Russo purchased 50 percent of Stikboard, an all-terrain wheel-free skateboard, because it was created by an unemployed Queenslander who Russo felt an affinity with. She bought 50 percent of AJ Wheely Cleaning because she was inspired by how the creators were desperate for work so they started cleaning bins for a living. She also bought a 20 percent stake in Heirs and Grace (with two fellow dragons, who later pulled out of the deal), and put around $180,000 into shares in businesses during the series (all up, the dragons combined spent $1.3 million).

Not wanting to simply be an investor, Russo is keen to be an active partner in the businesses, drawing on the skills of her team to propel them. So, while the businesses were giving up large stakes in their company for a specific dollar amount, they were also receiving invaluable business acumen. In fact, the day after each episode with her new ventures went to air, press releases were sent out to relevant news agencies to build the businesses’ profiles. “That’s why Dragon’s Den was so special to me, because it gave me the opportunity to inspire, motivate and coach viewers as well as people on the show,” she explains.

While the dragons were put together for their like-minded business interests, it was their difference that provoked the most sparks, especially when Russo suggested to one punter that he should go back to uni and finish his degree. The other dragons argued against her, with one instructing the bemused business owner to ignore Russo. That got Russo fired up.

While she doesn’t have a degree herself, Russo is an educator and the importance of an education for entrepreneurs is something she encourages. “I’ve been educating myself all my life,” she stresses. “And while I don’t have a degree as such, I’m educated more than some people with degrees.” Including 10 years study at Harvard Business School doing the equivalent of an MBA.

Will she continue as a television dragon if a second series gets the nod? “Yes. Everything I represent is to inspire and motivate people,” she says, “and television is another medium to do that.”

When offering her advice to new charges and others struggling to make it, Russo gets back to sport. “To become a champion, it’s not just about one thing. It’s food for the body, food for the mind, exercise, self-discipline, dealing with disappointments, managing yourself and managing others, and it’s motivating others to take you where you want to go,” she explains. “You’ve got to treat your body like a Ferrari.” And it’s continual, she adds, especially through the ups and downs of life as a business owner.

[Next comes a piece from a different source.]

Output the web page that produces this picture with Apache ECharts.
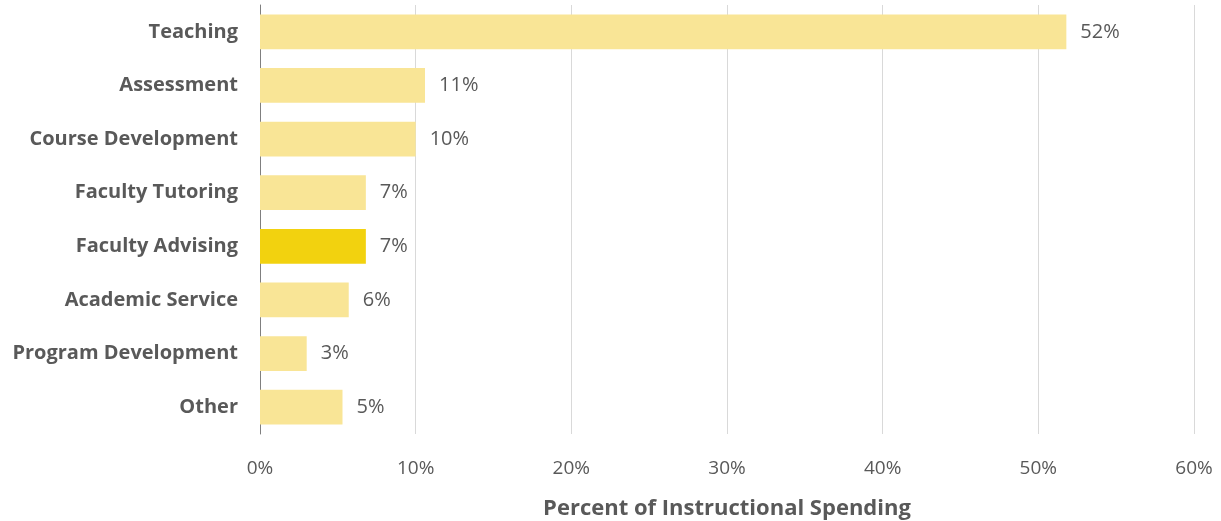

For Russo, there seems to be more ups than downs, especially with the recent success of the TV show. And with achievements and awards reading like an honour roll—2003 Centenary Medal, Harvard Business School MBA equivalent, member of the World Presidents’ Organisation, plus multiple board appointments—she doesn’t see herself ever retiring. “I’ve invested so much in this business and I want to hold on to what I’ve got.” Not that she is going to work herself into the grave, she hastily adds, but there are plenty of opportunities to keep this fiery dragon occupied, especially in terms of growing and educating staff to offer the best possible service. “I don’t for one moment think I’ve arrived.”